G7会議で北朝鮮による仮想通貨ハッキング問題を議論か
北朝鮮による仮想通貨ハッキングとサイバー攻撃が、来月カナダ・アルバータ州で開催されるG7サミットで議論される可能性があると大手メディアのブルームバーグが報じている。
デジタル資産業界を揺るがした一連のビットコイン(Bitcoin/BTC)強盗事件を受け、北朝鮮の国家支援ハッカー集団が再び世界的な注目を集めている。G7(主要国首脳会議)は、北朝鮮による継続的なサイバー攻撃を国家安全保障だけでなく世界金融の安定に対する脅威として公然と非難した。
G7会議では、ウクライナとガザ地区の紛争が議題の中心となるが、北朝鮮によるサイバー脅威の増大と仮想通貨ハッキングは、国際的な協調対応を必要とする大きな懸念事項となっており、盗難された仮想通貨は北朝鮮政権とその政策の主要な資金源となっているという。ブロックチェーン情報企業の推計によると、過去5年間で、北朝鮮と関係のあるハッカー、特に有名なラザルス・グループ(Lazarus Group)は、30億ドル(※現在レートで約4,365億円)以上の仮想通貨を窃取。なかには、2月にBybit(バイビット)に対して14億ドル相当のハッキングを実行した事件も含まれ、これは仮想通貨業界史上最大の規模となった。
この資金は北朝鮮の兵器開発プログラムに即座に流用され、従来の金融規制や国際制裁を回避していると欧米側は主張している。
ブロックチェーン分析を手掛けるチェイナリシス(Chainalysis)の調査によると、北朝鮮と関係のあるハッカー集団は2024年中に47件の仮想通貨強盗で13億ドル以上を盗んだ。米国、日本、韓国は1月、北朝鮮が内部脅威として仮想通貨企業への侵入にIT労働者を派遣していると警告。
さらに、当NEXTMONEY5月6日付の特集記事「仮想通貨取引所クラーケン(Kraken)、求職者の中に北朝鮮のスパイを発見」でも報じたように、仮想通貨取引所クラーケン(Kraken)は、北朝鮮のハッカーによる組織への侵入未遂を阻止した経緯を詳細に発表。同社のニック・ペルココ(Nick Percoco)CSO(最高セキュリティ責任者)は、トラップ型の本人確認テストを実施したが、候補者は不合格となり、詐欺行為が裏付けられた。
G7、グループ協調行動を推進
G7の最近の発言では、内部脅威は外部からのハッキングよりも深刻で目に見えない攻撃経路となる可能性があるため、仮想通貨企業におけるガバナンスと人材スクリーニングの強化の必要性が強調されている。

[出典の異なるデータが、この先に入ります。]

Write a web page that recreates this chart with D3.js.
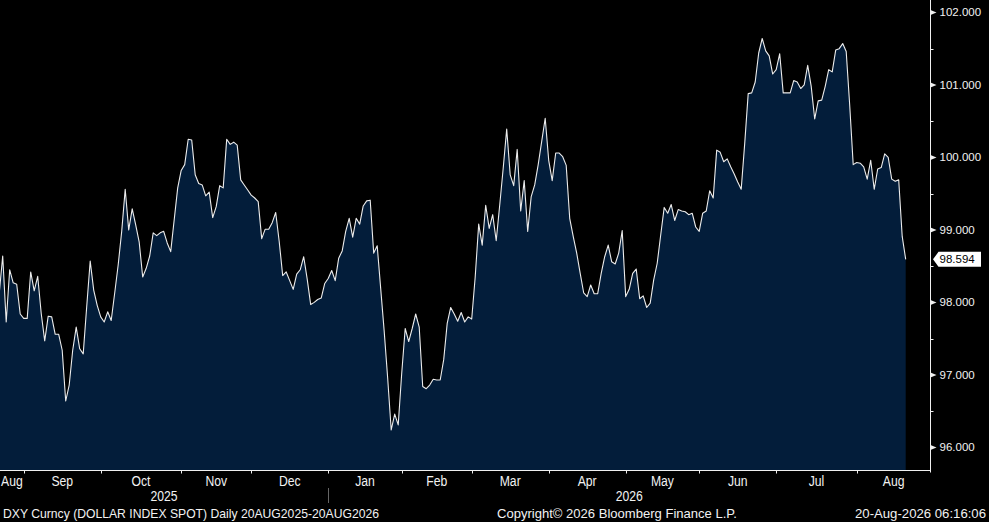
<!DOCTYPE html>
<html>
<head>
<meta charset="utf-8">
<script src="https://cdn.jsdelivr.net/npm/d3@7"></script>
<style>
    html, body { margin: 0; padding: 0; background: #000; }
    svg { display: block; }
    .narrow { font-family: "Liberation Sans", Arial, sans-serif; fill: #f2f2f2; }
    .ylab { font-family: "Liberation Sans", Arial, sans-serif; font-size: 11.5px; fill: #f2f2f2; }
</style>
</head>
<body>
<div id="chart"></div>
<script>
// DXY daily closes, one per trading day 20AUG2025 - 20AUG2026
const dxyValues = [
    98.12, 98.64, 97.73, 98.45, 98.27, 98.25, 97.84, 97.78, 97.78, 98.42,
    98.16, 98.36, 97.85, 97.47, 97.81, 97.80, 97.56, 97.56, 97.34, 96.64,
    96.86, 97.34, 97.66, 97.36, 97.29, 97.94, 98.57, 98.17, 97.96, 97.80,
    97.73, 97.87, 97.75, 98.13, 98.52, 98.98, 99.56, 99.00, 99.29, 99.07,
    98.83, 98.35, 98.47, 98.64, 98.96, 98.92, 98.96, 98.98, 98.82, 98.70,
    99.14, 99.58, 99.82, 99.90, 100.25, 100.24, 99.76, 99.64, 99.62, 99.47,
    99.52, 99.17, 99.32, 99.61, 99.58, 100.25, 100.18, 100.21, 100.17, 99.69,
    99.62, 99.55, 99.48, 99.44, 99.39, 98.88, 99.01, 99.01, 99.10, 99.24,
    98.84, 98.37, 98.42, 98.30, 98.18, 98.39, 98.45, 98.63, 98.32, 97.97,
    98.00, 98.04, 98.06, 98.26, 98.33, 98.44, 98.30, 98.61, 98.71, 98.98,
    99.16, 98.90, 99.16, 99.08, 99.33, 99.40, 99.41, 98.68, 98.78, 98.19,
    97.60, 96.95, 96.24, 96.46, 96.31, 97.02, 97.64, 97.46, 97.64, 97.84,
    97.66, 96.84, 96.81, 96.86, 96.94, 96.93, 96.93, 97.21, 97.71, 97.93,
    97.84, 97.74, 97.86, 97.73, 97.80, 97.77, 98.35, 99.08, 98.79, 99.34,
    99.02, 99.21, 98.85, 99.34, 99.85, 100.39, 99.76, 99.61, 100.11, 99.26,
    99.68, 98.98, 99.46, 99.62, 99.90, 100.22, 100.54, 99.96, 99.68, 100.06,
    100.06, 100.01, 99.89, 99.16, 98.91, 98.68, 98.40, 98.13, 98.08, 98.24,
    98.12, 98.12, 98.40, 98.63, 98.79, 98.56, 98.53, 98.68, 98.99, 98.08,
    98.18, 98.40, 98.46, 98.05, 98.09, 97.93, 97.99, 98.31, 98.54, 98.93,
    99.31, 99.23, 99.35, 99.13, 99.28, 99.26, 99.25, 99.21, 99.23, 99.04,
    98.98, 99.23, 99.26, 99.54, 99.44, 100.10, 100.07, 99.94, 99.98, 99.87,
    99.77, 99.66, 99.56, 100.19, 100.88, 100.89, 101.04, 101.44, 101.64, 101.47,
    101.40, 101.15, 101.21, 101.43, 100.89, 100.89, 100.89, 101.06, 101.04, 100.95,
    101.00, 101.27, 100.98, 100.53, 100.78, 100.79, 100.98, 101.21, 101.18, 101.48,
    101.50, 101.57, 101.46, 100.72, 99.90, 99.93, 99.92, 99.87, 99.70, 99.96,
    99.56, 99.84, 99.86, 100.05, 100.00, 99.70, 99.67, 99.69, 98.91, 98.594
];
const startDate = "2025-08-20";
const endDate = "2026-08-20";
const holidays = ["2025-12-25", "2026-01-01"];
const yTicks = [96, 97, 98, 99, 100, 101, 102];
const yMinorTicks = [96.5, 97.5, 98.5, 99.5, 100.5, 101.5];
const monthNames = ["Jan", "Feb", "Mar", "Apr", "May", "Jun", "Jul", "Aug", "Sep", "Oct", "Nov", "Dec"];
const footerLeft = "DXY Curncy (DOLLAR INDEX SPOT) Daily 20AUG2025-20AUG2026";
const footerMid = "Copyright\u00a9 2026 Bloomberg Finance L.P.";
const footerRight = "20-Aug-2026 06:16:06";

// svg size and plot frame
const width = 989;
const height = 522;
const plot = { left: 0, right: 930.5, top: 0, bottom: 470.5 };
const squeeze = 0.87; // Bloomberg's axis font is condensed

// trading days (weekdays minus holidays)
const fmt = d3.utcFormat("%Y-%m-%d");
const tradingDays = d3.utcDays(new Date(startDate), d3.utcDay.offset(new Date(endDate), 1))
    .filter(d => d.getUTCDay() % 6 !== 0 && !holidays.includes(fmt(d)));
const data = tradingDays.slice(0, dxyValues.length).map((d, i) => ({ i: i, date: d, value: dxyValues[i] }));

const x = d3.scaleLinear().domain([0, data.length - 1]).range([-0.8, 905.7]);
const y = d3.scaleLinear().domain([96, 102]).range([447.4, 12.4]);

const svg = d3.select("#chart").append("svg")
    .attr("width", width)
    .attr("height", height);

svg.append("rect").attr("width", width).attr("height", height).attr("fill", "#000");

svg.append("clipPath").attr("id", "plotClip")
    .append("rect")
    .attr("x", plot.left).attr("y", plot.top)
    .attr("width", plot.right - plot.left).attr("height", plot.bottom - plot.top);

const gPlot = svg.append("g").attr("clip-path", "url(#plotClip)");

const area = d3.area()
    .x(d => x(d.i))
    .y0(plot.bottom)
    .y1(d => y(d.value));
const line = d3.line()
    .x(d => x(d.i))
    .y(d => y(d.value));

gPlot.append("path")
    .datum(data)
    .attr("d", area)
    .attr("fill", "#031d3a");
gPlot.append("path")
    .datum(data)
    .attr("d", line)
    .attr("fill", "none")
    .attr("stroke", "#ececec")
    .attr("stroke-width", 1.1)
    .attr("stroke-linejoin", "round");

// right axis
const gY = svg.append("g");
gY.append("line")
    .attr("x1", plot.right).attr("x2", plot.right)
    .attr("y1", 0).attr("y2", plot.bottom + 2)
    .attr("stroke", "#f0f0f0").attr("stroke-width", 1);
gY.selectAll(".minor")
    .data(yMinorTicks).enter()
    .append("line")
    .attr("x1", plot.right).attr("x2", plot.right + 3)
    .attr("y1", d => Math.round(y(d)) + 0.5).attr("y2", d => Math.round(y(d)) + 0.5)
    .attr("stroke", "#f0f0f0");
gY.selectAll(".major")
    .data(yTicks).enter()
    .append("path")
    .attr("d", d => {
        let ty = y(d);
        return "M" + plot.right + "," + (ty - 2.5) + "L" + (plot.right + 6) + "," + ty
            + "L" + plot.right + "," + (ty + 2.5) + "Z";
    })
    .attr("fill", "#f0f0f0");
gY.selectAll("text")
    .data(yTicks).enter()
    .append("text")
    .attr("class", "ylab")
    .attr("x", plot.right + 9)
    .attr("y", d => y(d) + 4)
    .text(d => d3.format(".3f")(d));

// last value tag
const last = data[data.length - 1];
const ly = y(last.value);
svg.append("path")
    .attr("d", "M" + (plot.right + 2.5) + "," + ly
        + "L" + (plot.right + 8) + "," + (ly - 7.5)
        + "L981," + (ly - 7.5) + "L981," + (ly + 7.5)
        + "L" + (plot.right + 8) + "," + (ly + 7.5) + "Z")
    .attr("fill", "#ffffff");
svg.append("text")
    .attr("class", "ylab")
    .attr("x", plot.right + 9)
    .attr("y", ly + 4)
    .style("fill", "#000")
    .text(d3.format(".3f")(last.value));

// bottom axis
const gX = svg.append("g");
gX.append("line")
    .attr("x1", 0).attr("x2", plot.right)
    .attr("y1", plot.bottom).attr("y2", plot.bottom)
    .attr("stroke", "#f0f0f0");

// month ticks sit on the last trading day of each month
const monthEnds = data.filter((d, i) => i < data.length - 1
    && data[i + 1].date.getUTCMonth() !== d.date.getUTCMonth());
const bounds = [plot.left].concat(monthEnds.map(d => x(d.i)), [plot.right]);
const monthSpans = d3.range(bounds.length - 1).map(k => ({
    x0: bounds[k],
    x1: bounds[k + 1],
    date: k === 0 ? data[0].date : data[monthEnds[k - 1].i + 1].date
}));

gX.selectAll(".mtick")
    .data(monthEnds).enter()
    .append("line")
    .attr("x1", d => Math.round(x(d.i)) + 0.5).attr("x2", d => Math.round(x(d.i)) + 0.5)
    .attr("y1", plot.bottom).attr("y2", plot.bottom + 3)
    .attr("stroke", "#f0f0f0");
gX.selectAll(".mlab")
    .data(monthSpans).enter()
    .append("text")
    .attr("class", "narrow")
    .attr("transform", d => "translate(" + (d.x0 + d.x1) / 2 + ",486) scale(" + squeeze + ",1)")
    .attr("text-anchor", "middle")
    .attr("font-size", "14px")
    .text(d => monthNames[d.date.getUTCMonth()]);

// year labels and divider
const yearBreak = monthEnds.find(d => d.date.getUTCMonth() === 11);
const yearSpans = [
    { label: "2025", x0: plot.left, x1: x(yearBreak.i) },
    { label: "2026", x0: x(yearBreak.i), x1: plot.right }
];
gX.selectAll(".ylabel")
    .data(yearSpans).enter()
    .append("text")
    .attr("class", "narrow")
    .attr("transform", d => "translate(" + (d.x0 + d.x1) / 2 + ",501) scale(" + squeeze + ",1)")
    .attr("text-anchor", "middle")
    .attr("font-size", "14px")
    .text(d => d.label);
gX.append("line")
    .attr("x1", Math.round(x(yearBreak.i)) + 0.5).attr("x2", Math.round(x(yearBreak.i)) + 0.5)
    .attr("y1", 488).attr("y2", 503)
    .attr("stroke", "#666");

// footer
const footer = svg.append("g").attr("class", "narrow").attr("font-size", "13px");
footer.append("text").attr("x", 3).attr("y", 517.5)
    .attr("textLength", 376).attr("lengthAdjust", "spacingAndGlyphs").text(footerLeft);
footer.append("text").attr("x", 497).attr("y", 517.5)
    .attr("textLength", 240).attr("lengthAdjust", "spacingAndGlyphs").text(footerMid);
footer.append("text").attr("x", 855).attr("y", 517.5)
    .attr("textLength", 131).attr("lengthAdjust", "spacingAndGlyphs").text(footerRight);
</script>
</body>
</html>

直近の会合で、情報交換の改善と、特にデジタル資産を対象としたサイバーセキュリティ規範の共通枠組みの構築を約束。これには、身元調査の義務化や暗号鍵へのアクセスにおける2者間による整合性確保、より厳格な内部者による侵害報告ガイドラインの推進が含まれる。G7はまた、FATFのトラベルルールの世界的な導入も推進。トラベルルールは、管理下にある主体間の仮想通貨取引を追跡し、不正な人物による盗難資金の移動を阻止することを目指している。
業界からの反応は相反しており、一部の大手取引所やウォレット企業はセキュリティ強化の要請を受け入れているが、過剰な規制やイノベーションへの悪影響を懸念する企業もある。そのため、ほとんどの企業は、内部者の危険を無視する選択肢はないという点で一致している。
北朝鮮による暗号犯罪への関与は、単なる地政学的な懸念にとどまらない。仮想通貨業界と立法府にとって、警鐘となるものだ。仮想通貨が世界の銀行業務に深く浸透し、通常は最も脆弱な部分である人的要因も含まれるようになるにつれ、脅威はコードの脆弱性やDDoS攻撃だけにとどまらず、変化している。
G7の関心の高まりは、より広範な認識を反映しており、デジタル金融の未来を守るには、暗号化やファイアウォールだけでなく、内部からの信頼、オープン性、そして責任が不可欠だ。